El Vaticano acaba de desmentir que la confesión realizada a través de una aplicación de iPhone que se ha comercializado sea sacramentalmente válida. Debo reconocer que, a pesar de mi anticlericalismo manifiesto, me ha tranquilizado mucho la noticia, que tampoco forma parte en esta ocasión de un show cómico. Es verdad que Dios, si está, está en todas partes, y es verdad que entre un aparato de Apple y un obispo de la Conferencia Episcopal no sé quién tiene más humanidad. Pero la cibernetización de todo empieza a producirme una desazón terrible. Llegué a asumir con una cierta naturalidad lo del cibersexo; y la cibercompra, la cibergestión, el cibertrabajo y la cibercharla social han ido conquistándome poco a poco sin reparos. Admitir, sin embargo, que la eternidad puede obtenerse con una tarifa plana me pone los pelos de punta. Y hay, además, una razón más prosaica (pero no menos grave) en mi espeluzno: ya me contraría bastante tener que escuchar cada día en el autobús, mientras trato de leer, las discusiones sentimentales, los enredos afectivos, las descripciones de las actividades de fin de semana o las expectativas laborales que los viajeros les cuentan por teléfono a sus interlocutores, casi siempre a voz en grito, como para tener que soportar también el recuento de sus pecados, su acto de contrición y su propósito de enmienda.
Acabo de leer Superficiales, el libro de Nicholas Carr que reconstruye qué está haciendo internet con nuestras mentes, como explica el antetítulo. Se titula Superficiales porque es un libro de divulgación con mimbres científicos y armazón teórico, pero podría titularse Imbéciles, que es en lo que realmente nos estamos convirtiendo al parecer gracias al uso de las nuevas tecnologías. El otro día, justo cuando terminaba de leer el libro, me encontré con un amigo al que le acababan de quitar la escayola de un brazo roto. Lo tenía pálido y magro a causa de la inactividad. Ponía juntos los dos brazos y parecían de personas distintas. Eso es según Carr lo que está pasando en nuestros cerebros: estamos perdiendo la capacidad de profundidad, de reflexión y de análisis.

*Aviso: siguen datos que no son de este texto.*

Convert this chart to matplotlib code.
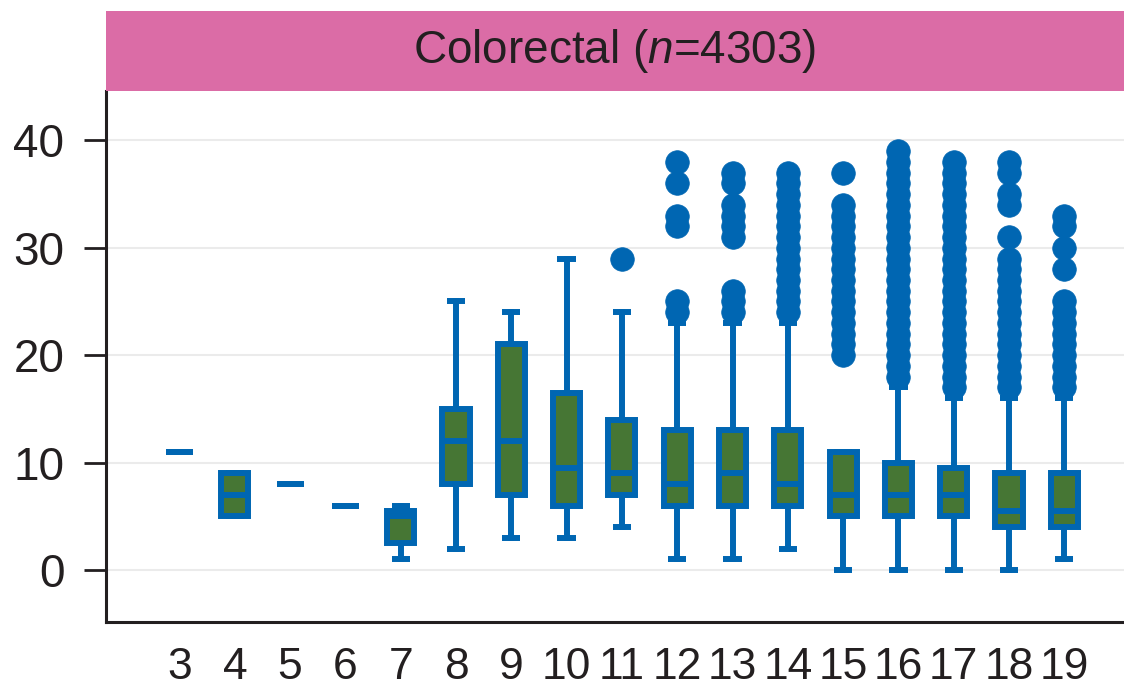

No es un libro pretecnológico ni antitecnológico. No es un libro incendiario ni superficial. No es dogmático. Ni siquiera es perentorio, pues se intuye entre líneas una cuestión casi metafísica que, a la postre, resulta mucho más desoladora: nos estamos volviendo imbéciles, inanes e inconstantes, pero en el contexto completo de la naturaleza humana, ¿qué más da?
Publicado el 10 de febrero de 2011 a las 14:30.